At the HRF1 (Human Research Facility 1) rack, Whitson deactivated the MedOps cardiac defibrillator and conducted its periodic checkout, which was to be recorded on video and later dumped to the ground (Last time done: 10/16). (This routine maintenance task is scheduled as soon as possible from Expedition start and every 60 days thereafter. For the checkout, the defib is connected to the 120V outlet, equipped with its battery (today #1020) and then allowed to charge, for about five seconds, to a preset energy level (e.g., 100 joules). After the button-triggered discharge, a console indicator signals success or failure of the test. The pacing signal is downlinked via S-band for 1 min. The HRF was powered down afterwards.)

Peggy had another ~130 min set aside to prepack cargo items for transfer to STS-122/Atlantis for return to Earth.

The crewmembers completed their regular 2.5-hr. physical workout program (about half of which is used for setup & post-exercise personal hygiene) on the CEVIS cycle ergometer (CDR, FE-2), TVIS treadmill (FE-1), RED resistive exerciser (CDR, FE-2) and VELO bike with bungee cord load trainer (FE-1).

Afterwards, the CDR copied the exercise data file to the MEC (Medical Equipment Computer) laptop for downlink, including the daily wristband HRM (Heart Rate Monitor) data of the workouts on RED, followed by their erasure on the HRM storage medium (done six times a week).

Later, the crew conducted a joint review of uplinked STS-122/1E spacewalk procedures and will link up with EVA personnel at MCC-Houston at ~4:00pm via Ku- & S-band to discuss details.

At ~11:25am EST, the crew participated in a live PAO TV interview with the Chicago Sun Times (Andrew Herrmann). In the second part of the comm window, the crew downlinked a deferred release message of greetings to the Jules Verne Adventure Film Festival. (The Festival, to be held for the 15th year, this time in Los Angeles instead of Paris, honors the 'Father of Science Fiction' whose name is carried by the first European ATV (Automated Transfer Vehicle).)

At ~11:45am, the crew downlinked best wishes and congratulations to Lt. Gen. Vladimir Aleksandrovich Shatalov on the occasion of his 80th birthday next Saturday (12/8). (Shatalov, twice Hero of the Soviet Union, is a veteran Pilot-Cosmonaut who flew on Soyuz 4, Soyuz 8, and Soyuz 10, making the first Russian space docking. Later, he served as Commander of GCTC (Gagarin Cosmonaut Training Center) from 1971-1987.)

Node-2 CAA: Twelve of the 20 required liters of condensate have been collected in the Node-2 CCAA (Common Cabin Air Assembly) air conditioner. Node-2 is currently running cold. Moscow has turned off the Russian SKV air conditioner to help in the condensate collection.

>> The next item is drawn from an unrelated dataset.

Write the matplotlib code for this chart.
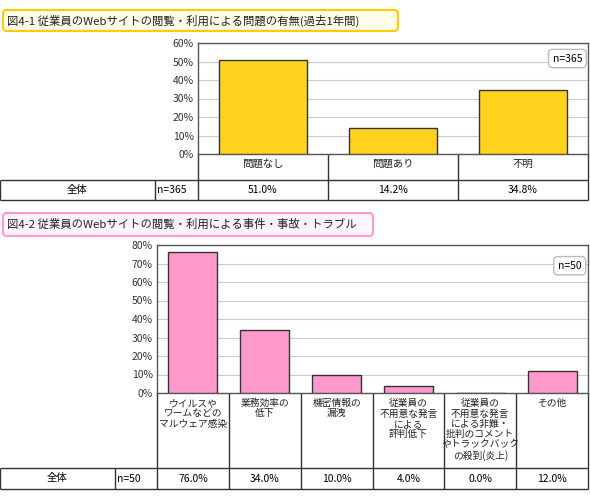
import matplotlib
matplotlib.use("Agg")
import matplotlib.pyplot as plt
from matplotlib.patches import FancyBboxPatch

plt.rcParams['font.family'] = ['Noto Sans CJK JP', 'DejaVu Sans']

title1 = "図4-1 従業員のWebサイトの閲覧・利用による問題の有無(過去1年間)"
cats1 = ["問題なし", "問題あり", "不明"]
vals1 = [51.0, 14.2, 34.8]
n1 = "n=365"

title2 = "図4-2 従業員のWebサイトの閲覧・利用による事件・事故・トラブル"
cats2 = ["ウイルスや\nワームなどの\nマルウェア感染", "業務効率の\n低下", "機密情報の\n漏洩",
         "従業員の\n不用意な発言\nによる\n評判低下",
         "従業員の\n不用意な発言\nによる非難・\n批判のコメント\nやトラックバック\nの殺到(炎上)", "その他"]
vals2 = [76.0, 34.0, 10.0, 4.0, 0.0, 12.0]
n2 = "n=50"
row_label = "全体"

W, H = 590, 500
fig = plt.figure(figsize=(W/100, H/100), dpi=100)
ov = fig.add_axes([0, 0, 1, 1], zorder=0)
ov.set_xlim(0, W); ov.set_ylim(H, 0); ov.axis('off')

def pax(x0, y0, x1, y1):
    return fig.add_axes([x0/W, 1-y1/H, (x1-x0)/W, (y1-y0)/H], zorder=2)

def line(x0, y0, x1, y1, lw=1.0, c='#333333'):
    ov.plot([x0, x1], [y0, y1], color=c, lw=lw, solid_capstyle='butt')

def panel(title, tb, tcol, tfill, cats, vals, n, ymax, color,
          ax_box, cat_bottom, tab_bottom, lab_x, n_x, fs_cat):
    x0, y0, x1, y1 = ax_box
    # title box
    ov.add_patch(FancyBboxPatch((tb[0], tb[1]), tb[2]-tb[0], tb[3]-tb[1],
                 boxstyle="round,pad=0,rounding_size=4", fc=tfill, ec=tcol, lw=1.5))
    ov.text(tb[0]+4, (tb[1]+tb[3])/2, title, fontsize=8.2, va='center', ha='left', color='#222222')
    ax = pax(x0, y0, x1, y1)
    k = len(cats)
    ax.bar(range(k), vals, width=0.68, color=color, edgecolor='#333333', lw=1.0, zorder=3)
    ax.set_xlim(-0.5, k-0.5); ax.set_ylim(0, ymax)
    ax.set_yticks(range(0, ymax+1, 10))
    ax.set_yticklabels([f"{t}%" for t in range(0, ymax+1, 10)], fontsize=7.5, color='#333333')
    ax.yaxis.grid(True, color='#cccccc', lw=0.8, zorder=0)
    ax.set_xticks([])
    ax.tick_params(axis='y', length=0, pad=3)
    for s in ax.spines.values():
        s.set_color('#555555'); s.set_linewidth(1.0)
    ax.text(0.985, 0.86, n, transform=ax.transAxes, ha='right', va='center', fontsize=7.5,
            bbox=dict(boxstyle='round,pad=0.4', fc='white', ec='#bbbbbb', lw=1))
    cw = (x1-x0)/k
    # category row
    line(x0, y1, x0, tab_bottom); line(x1, y1, x1, tab_bottom)
    for i in range(1, k):
        line(x0+i*cw, y1, x0+i*cw, tab_bottom)
    line(0, cat_bottom, x1, cat_bottom)
    line(0, tab_bottom, x1, tab_bottom)
    line(0, cat_bottom, 0, tab_bottom); line(n_x, cat_bottom, n_x, tab_bottom)
    for i, c in enumerate(cats):
        ov.text(x0+(i+0.5)*cw, y1+5, c, ha='center', va='top', fontsize=fs_cat,
                linespacing=1.05, color='#222222')
    ym = (cat_bottom+tab_bottom)/2
    ov.text(lab_x, ym, row_label, ha='center', va='center', fontsize=7.5)
    ov.text(n_x+2, ym, n, ha='left', va='center', fontsize=7.5)
    for i, v in enumerate(vals):
        ov.text(x0+(i+0.5)*cw, ym, f"{v:.1f}%", ha='center', va='center', fontsize=7.5)

panel(title1, (3, 10, 398, 31), '#FFCC00', '#FFFDE8', cats1, vals1, n1, 60, '#FFD21E',
      (198, 43, 588, 154), 180, 200, 77, 155, 7.5)
panel(title2, (3, 213, 373, 236), '#FF99CC', '#FFF4FA', cats2, vals2, n2, 80, '#FF99CC',
      (157, 245, 588, 393), 468, 489, 57, 115, 7.0)

fig.savefig("out.png", dpi=100)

Progress 26P Purge: Tomorrow (12/5), TsUP/Moscow will perform a purge of the 26P fuel systems. Enough reserve fuel will be left in 26P for it to support roll control as planned for 1E.

Latest STS-122 Launch Advisory: The launch countdown is going well and there are no significant issues being worked. The launch window opens on Thursday, 12/6, at 4:26pm EST and closes at 4:36pm. The in-plane (optimal) launch time is 4:31pm and provides for a Flight Day 3 rendezvous and docking with the ISS. On 12/6, there is a 0% chance of weather prohibiting tanking and a 10% chance of weather prohibiting launch due to low cloud ceilings. If there is a 24-hour launch delay, the probability of KSC weather prohibiting launch increase to 40% due to low cloud ceilings and a chance of rain showers.

CEO photo targets uplinked for today were Betsiboka River Delta, Madagascar (Dynamic Event. The estuary of this river has filled with sediment just since WWII, and continues to change rapidly. Deforestation inland in Madagascar appears to be the main cause. Looking left for this coastal target which has been obscured by cloud for weeks), Nairobi, Kenya (Nadir pass over Kenya's capital city. The gray speckled cityscape contrasts with the more uniform national park immediately to the south. A prominent straight border separates the two. The city is one of several whose rapid growth CEO observers are monitoring), and Patagonian Glaciers (weather may have been clear enough to shoot the often obscured glaciers on the cloudy, Pacific side of the Andes. Looking left and right of track for the smaller glaciers).